Из его дневниковых записей мы узнаём, что в кишинёвскую масонскую ложу «Овидий» он вступил 4 мая 1821 года. О какой-либо его активности, участии в мистических исканиях — ничего неизвестно. Да ничего подобного и не могло быть, поскольку мистическая символика и театра­льно-таинственные обряды масонов не только были ему чу­жды, но очень скоро даже показались смешными.

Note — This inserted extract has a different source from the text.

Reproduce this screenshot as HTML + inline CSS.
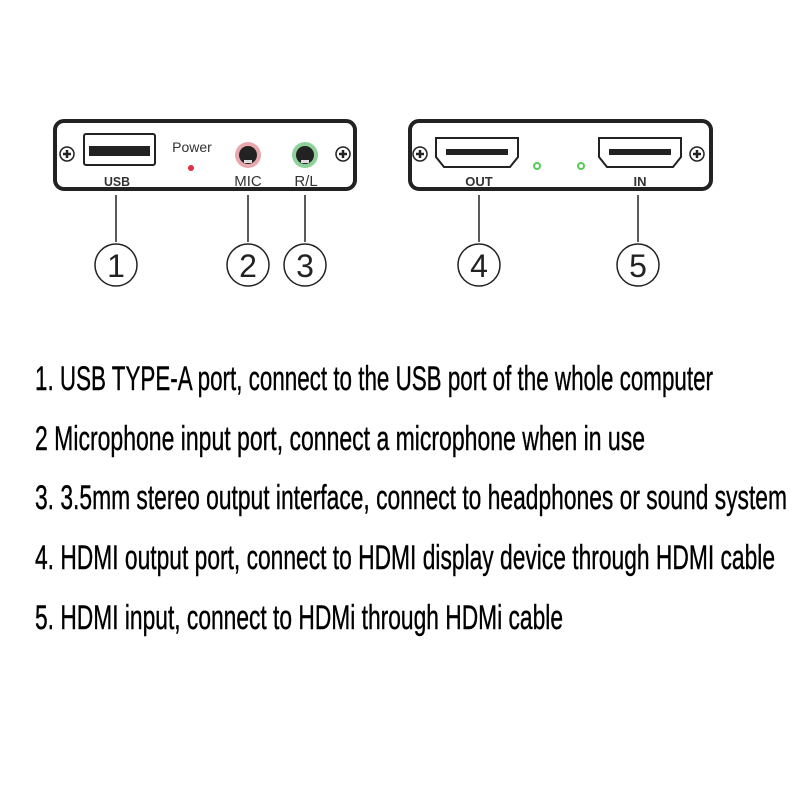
<!DOCTYPE html>
<html><head><meta charset="utf-8"><style>html,body{margin:0;padding:0;background:#fff;}svg{display:block}</style></head>
<body>
<svg width="800" height="800" viewBox="0 0 800 800" xmlns="http://www.w3.org/2000/svg">
<rect width="800" height="800" fill="#fff"/>
<!-- Left panel -->
<rect x="55" y="121" width="300" height="68" rx="9" fill="none" stroke="#222" stroke-width="4"/>
<g stroke="#222" stroke-width="1.5" fill="#fff">
<circle cx="67" cy="154" r="7"/><circle cx="343" cy="154" r="7"/>
<circle cx="420" cy="154" r="7"/><circle cx="697" cy="154" r="7"/>
</g>
<g stroke="#222" stroke-width="2.5">
<line x1="63" y1="154" x2="71" y2="154"/><line x1="67" y1="150" x2="67" y2="158"/>
<line x1="339" y1="154" x2="347" y2="154"/><line x1="343" y1="150" x2="343" y2="158"/>
<line x1="416" y1="154" x2="424" y2="154"/><line x1="420" y1="150" x2="420" y2="158"/>
<line x1="693" y1="154" x2="701" y2="154"/><line x1="697" y1="150" x2="697" y2="158"/>
</g>
<rect x="84" y="134" width="71" height="31" rx="2" fill="none" stroke="#222" stroke-width="2"/>
<rect x="89" y="146" width="61" height="10" fill="#222"/>
<text x="117" y="186" font-family="Liberation Sans, sans-serif" font-size="13" text-anchor="middle" fill="#333" font-weight="bold" textLength="26" lengthAdjust="spacingAndGlyphs">USB</text>
<text x="192" y="152" font-family="Liberation Sans, sans-serif" font-size="14" text-anchor="middle" fill="#333">Power</text>
<circle cx="191" cy="168" r="3" fill="#e03040"/>
<circle cx="248" cy="155" r="13" fill="#e8a8ae"/><circle cx="248" cy="155" r="9" fill="#222"/><rect x="244" y="160" width="8" height="3" fill="#ddd"/>
<circle cx="305" cy="155" r="13" fill="#8fd19b"/><circle cx="305" cy="155" r="9" fill="#222"/><rect x="301" y="160" width="8" height="3" fill="#ddd"/>
<text x="248" y="186" font-family="Liberation Sans, sans-serif" font-size="15" text-anchor="middle" fill="#333">MIC</text>
<text x="306" y="186" font-family="Liberation Sans, sans-serif" font-size="15" text-anchor="middle" fill="#333">R/L</text>
<!-- Right panel -->
<rect x="410" y="121" width="301" height="68" rx="9" fill="none" stroke="#222" stroke-width="4"/>
<path d="M436,138 H518 V157 L510,167 H444 L436,157 Z" fill="none" stroke="#222" stroke-width="2"/>
<rect x="446" y="149" width="62" height="6" fill="#222"/>
<path d="M599,138 H681 V157 L673,167 H607 L599,157 Z" fill="none" stroke="#222" stroke-width="2"/>
<rect x="609" y="149" width="62" height="6" fill="#222"/>
<circle cx="537" cy="166" r="3" fill="none" stroke="#5c5" stroke-width="2"/>
<circle cx="581" cy="166" r="3" fill="none" stroke="#5c5" stroke-width="2"/>
<text x="479" y="186" font-family="Liberation Sans, sans-serif" font-size="13" text-anchor="middle" fill="#333" font-weight="bold">OUT</text>
<text x="640" y="186" font-family="Liberation Sans, sans-serif" font-size="13" text-anchor="middle" fill="#333" font-weight="bold">IN</text>
<!-- Leader lines -->
<g stroke="#222" stroke-width="1.5">
<line x1="116" y1="195" x2="116" y2="242"/><line x1="248" y1="195" x2="248" y2="242"/><line x1="305" y1="195" x2="305" y2="242"/>
<line x1="479" y1="195" x2="479" y2="242"/><line x1="638" y1="195" x2="638" y2="242"/>
</g>
<g fill="none" stroke="#222" stroke-width="1.5">
<circle cx="116" cy="265" r="21"/><circle cx="248" cy="265" r="21"/><circle cx="305" cy="265" r="21"/>
<circle cx="479" cy="265" r="21"/><circle cx="638" cy="265" r="21"/>
</g>
<g font-family="Liberation Sans, sans-serif" font-size="32" text-anchor="middle" fill="#222">
<text x="116" y="277">1</text><text x="248" y="277">2</text><text x="305" y="277">3</text>
<text x="479" y="277">4</text><text x="638" y="277">5</text>
</g>
<!-- Descriptions -->
<g font-family="Liberation Sans, sans-serif" font-size="34" fill="#000" stroke="#000" stroke-width="0.4">
<text x="35" y="390" textLength="678" lengthAdjust="spacingAndGlyphs">1. USB TYPE-A port, connect to the USB port of the whole computer</text>
<text x="35" y="450" textLength="610" lengthAdjust="spacingAndGlyphs">2 Microphone input port, connect a microphone when in use</text>
<text x="35" y="509" textLength="752" lengthAdjust="spacingAndGlyphs">3. 3.5mm stereo output interface, connect to headphones or sound system</text>
<text x="35" y="569" textLength="740" lengthAdjust="spacingAndGlyphs">4. HDMI output port, connect to HDMI display device through HDMI cable</text>
<text x="35" y="629" textLength="528" lengthAdjust="spacingAndGlyphs">5. HDMI input, connect to HDMi through HDMi cable</text>
</g>
</svg>
</body></html>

Не прошло и месяца после его посвящения в масоны, как поэт обратился с проникнутым иронией напутственным посланием к «начальнику» ложи, новому «грядущему Квироге», который, взявши «в длань» масон­ский молоток «воззовёт — свобода!» Слова этого шутливого обращения к «мастеру» говорят о том, что Пушкин не утратил трезвого взгляда на вещи после встречи с масонами; что в отличие от «братьев» он смог определиться в политических намерениях их зарубежных хозяев; понял, что у новых «просветителей» в России нет будущего, что «страшно далеки они от народа». Заканчивается послание шуточным панегириком:

^ Хвалю тебя о, верный брат!!!
О, каменщик, почтенный!
О, Кишинёв, о тёмный град!
Ликуй, им просвещенный!1


Горяч был Пушкин. Всё-таки 22 года. Мальчишка, по нынешним вре­менам, когда иных сегодня и в сорок принято считать «молодыми людьми». Горяч, но и проницательно мудр, ибо видел дальше других. Наделён­ный от природы «мудростью старца», он пытался объяснить безнадёжность, ненужность и безсмысленность пути, по которому гнали будущих декабристов «просветители». В ответ мог услышать не только непонимание, но и оскорбления, среди которых «обезьяна» — ещё не самое страшное. На поверку оказалось, что многие мысли, представления Пушкина об историческом предназначении России «друзьям» поэта были непонятны и неприемлемы.

^ А если даст ответ его язык,
Загадочен и ставит их в тупик,


— говорит­ Фалес в «Фаусте».

Но именно загадочности толпа и не прощает; особенно, если эта толпа мыслит себя «передовой и вперёд смотрящей».